For $400 I'm not sure how you can go wrong with this is an electric octave mandolin. For me, I wanted something more guitar like. This fits the bill perfectly. I didn't want a mandolin sounds and that's why 4 strings is perfect for me and my uses.

----------


## 5thBeliever

What's the scale length on these? It'd be great to see/hear some videos.

----------


## Seonachan

Well I switched the strings today and as I suspected it threw the intonation painfully off. I'm taking it to the tech tomorrow and having him look at the pickup while he's at it.

BJ, are you getting a smoky/petroleum smell from the fretboard? It's lingering on my fingers after I play.

5th, the scale length is listed on their website at 22.75". I haven't measured it but that feels about right. I'll put up a video once this thing is playable.

----------


## bjshear

> Well I switched the strings today and as I suspected it threw the intonation painfully off. I'm taking it to the tech tomorrow and having him look at the pickup while he's at it.
> 
> BJ, are you getting a smoky/petroleum smell from the fretboard? It's lingering on my fingers after I play.
> 
> 5th, the scale length is listed on their website at 22.75". I haven't measured it but that feels about right. I'll put up a video once this thing is playable.


agree about the scale length, its basically 23". After switching strings I dont' have any intonation problems, and mine came as a tenor. I did file the G string on the nut a big to make room for the bigger gauge. There is no odor that I notice. I am actually impressed with the finish and fit. Again, video coming soon when I can find some spare time to do it, probably Sunday.

----------


## Seonachan

Guitar tech called and said fixing the setup revealed some high frets. Going to cost over $100 when all is said and done. I know tweaking costs are expected with inexpensive instruments but this is getting frustrating, especially given that half the cost is due to them not knowing what octave mando tuning is.

----------


## Seonachan

. . . And as soon as I emailed them detailing the issues, Tony immediately responded with an offer to reimburse the costs. He has been great to work with all along, and given that bjshear's experience was so positive, I'd say I was just a bit unlucky (and the tuning misunderstanding won't likely happen again!). I'm really looking forward to getting the guitar back in my hands.

----------


## Seonachan

I got it back today and I'm very happy with it. Nut & frets all fixed up, nice action and spot-on intonation (great job by the Guitar Mechanic in New London, CT). Now I just need to learn how to play the durn thing. But here's a clip of some noodling around just to give a sample of how it sounds - played through a Roland MicroCube on the JC Clean setting with no other effects.

Zither Tenor sample

----------


## Seonachan

For the benefit of anyone still following this thread, here's a video. Instead of processing the audio and whatnot I just stuck the little amp in front of the computer camera. It was late so I didn't have it turned up, thus you can hear the unamplified sound mixing in a bit. So the audio isn't great but it gives a sense of playing it that a "clean" recording wouldn't.

----------


## Malcolm G.

Good stuff! Good playing!! Pretty little thing isn't she?

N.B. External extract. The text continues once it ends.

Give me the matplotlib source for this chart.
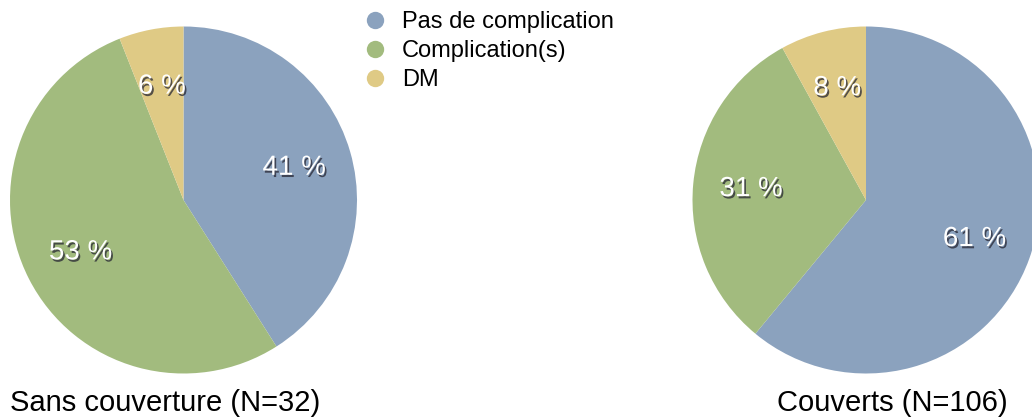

(Love the little Roland - use mine on mandolins and ukes all the time - even in small club settings).

----------


## bjshear

very nice playing seonchan, I enjoyed it. Ok, ok, I will put up a video as well showing more of the 'heavy' side of playing the instrument. I'll knock it out this afternoon...

----------


## bjshear

/edit

ok my isight is not working atm with imovie, i have to download some new software, so....i have to wait a bit, going out of town tomorow, sorry, i'll make a video next week.

----------


## Mathew

I am going to get one as well, just wondered if anyone else had tried or heard of it. Seems like a nice instrument for a good price.

----------